AMM: You know, I actually imagined a conversation between the ghosts of Justice Ginsburg and Breonna Taylor. I pictured Ginsburg embracing a young Taylor with the love of a grandmother and wiping her tears and Breonna still trying to understand what happened. 

What words would be uttered between the two women? Would Ginsburg offer an apology on behalf of the men who murdered Taylor in her home? Would Taylor question the “no-knock warrant” and its legitimacy? Would she ask of Ginsburg how the endangerment of her neighbors was worth more than her life, in HER home and how was the use of force justified by the officers when they wrongly invaded her home? 

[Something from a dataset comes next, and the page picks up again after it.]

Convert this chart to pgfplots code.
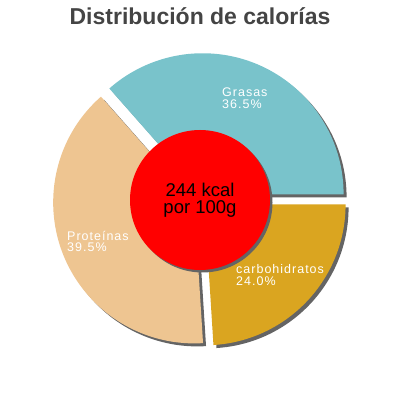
\documentclass[border=0pt]{standalone}
\usepackage{pgfplots}
\pgfplotsset{compat=1.18}
\usepackage{pgfplotstable}
\usepackage{fontspec}
\setmainfont{Liberation Sans}
\newfontfamily\labfont[LetterSpace=8]{Liberation Sans}
\definecolor{grasas}{RGB}{121,195,203}
\definecolor{prot}{RGB}{238,197,145}
\definecolor{carb}{RGB}{218,165,32}
\definecolor{shadowc}{RGB}{100,100,100}
\definecolor{titlec}{RGB}{68,68,68}

\pgfplotstableread{
name value
Grasas 36.5
Proteinas 39.5
carbohidratos 24.0
}\piedata

\newcommand\slice[5]{% color, start, end, cx, cy
  \fill[#1] (axis cs:#4,#5) -- ++(#2:141pt) arc[start angle=#2,end angle=#3,radius=141pt] -- cycle;}

\begin{document}
\begin{tikzpicture}
\pgfplotstablegetelem{0}{value}\of\piedata \let\va\pgfplotsretval
\pgfplotstablegetelem{1}{value}\of\piedata \let\vb\pgfplotsretval
\pgfplotstablegetelem{2}{value}\of\piedata \let\vc\pgfplotsretval
\pgfmathsetmacro\aA{0}
\pgfmathsetmacro\aB{\aA+3.6*\va}
\pgfmathsetmacro\aC{\aB+3.6*\vb}
\pgfmathsetmacro\aD{\aC+3.6*\vc}
\pgfmathsetmacro\xA{6.3*cos((\aA+\aB)/2)}
\pgfmathsetmacro\yA{6.3*sin((\aA+\aB)/2)}
\pgfmathsetmacro\xB{6.3*cos((\aB+\aC)/2)}
\pgfmathsetmacro\yB{6.3*sin((\aB+\aC)/2)}
\pgfmathsetmacro\xC{6.3*cos((\aC+\aD)/2)}
\pgfmathsetmacro\yC{6.3*sin((\aC+\aD)/2)}
\pgfmathsetmacro\sxA{\xA+3}\pgfmathsetmacro\syA{\yA-3}
\pgfmathsetmacro\sxB{\xB+3}\pgfmathsetmacro\syB{\yB-3}
\pgfmathsetmacro\sxC{\xC+3}\pgfmathsetmacro\syC{\yC-3}
\begin{axis}[width=400pt,height=400pt,scale only axis,
  xmin=-200,xmax=200,ymin=-200,ymax=200,hide axis,clip=false]
\path (rel axis cs:0,0) rectangle (rel axis cs:1,1);
% shadows
\slice{shadowc}{\aA}{\aB}{\sxA}{\syA}
\slice{shadowc}{\aB}{\aC}{\sxB}{\syB}
\slice{shadowc}{\aC}{\aD}{\sxC}{\syC}
% slices
\slice{grasas}{\aA}{\aB}{\xA}{\yA}
\slice{prot}{\aB}{\aC}{\xB}{\yB}
\slice{carb}{\aC}{\aD}{\xC}{\yC}
% centre
\fill[shadowc] (axis cs:2.5,-2.5) circle[radius=70pt];
\fill[red] (axis cs:0,0) circle[radius=70pt];
\node[anchor=base,inner sep=0pt,font=\fontsize{18.5}{22}\selectfont] at (axis cs:0,3.5) {244 kcal};
\node[anchor=base,inner sep=0pt,font=\fontsize{18.5}{22}\selectfont] at (axis cs:0,-13.5) {por 100g};
% labels
\tikzset{lab/.style={anchor=base west,text=white,inner sep=0pt,font=\labfont\fontsize{12.5}{14}\selectfont}}
\node[lab] at (axis cs:22,103) {Grasas};
\node[lab] at (axis cs:22,91.5) {36.5\%};
\node[lab] at (axis cs:-133,-40) {Proteínas};
\node[lab] at (axis cs:-133,-51.5) {39.5\%};
\node[lab] at (axis cs:36,-74) {carbohidratos};
\node[lab] at (axis cs:36,-85.5) {24.0\%};
% title
\node[anchor=base,inner sep=0pt,text=titlec,font=\fontsize{23}{26}\selectfont\bfseries] at (axis cs:0,175) {Distribución de calorías};
\end{axis}
\end{tikzpicture}
\end{document}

Whatever the questions, we both know that we are living in a time of unprecedented strife in America. There appears to be contention to the understanding of the meaning of Black lives versus all lives, but the conversation is much bigger than the Black and White racial discord. Anything outside of the dominant acceptance is social death. It is able-bodied against disabled body; it is heterosexuals in opposition of same sex lifestyles and it goes on and on. Is it too much to want something utopian? Is the transgender person really affecting your personal lifestyle? Just as all of the caution was taken, almost to the verge of ostracization happened when the AIDS epidemic surfaced, people believed themselves to be immediately susceptible to the virus if they were standing near someone who had been infected. 

Common sense was thrown out with all forms of logic at the beginning…and still today, even with more understanding of the virus, some people still treat those with the virus with so much scorn and inhumanity. 

The bigger question I believe would be on the topic of humanity…whatever happened to it?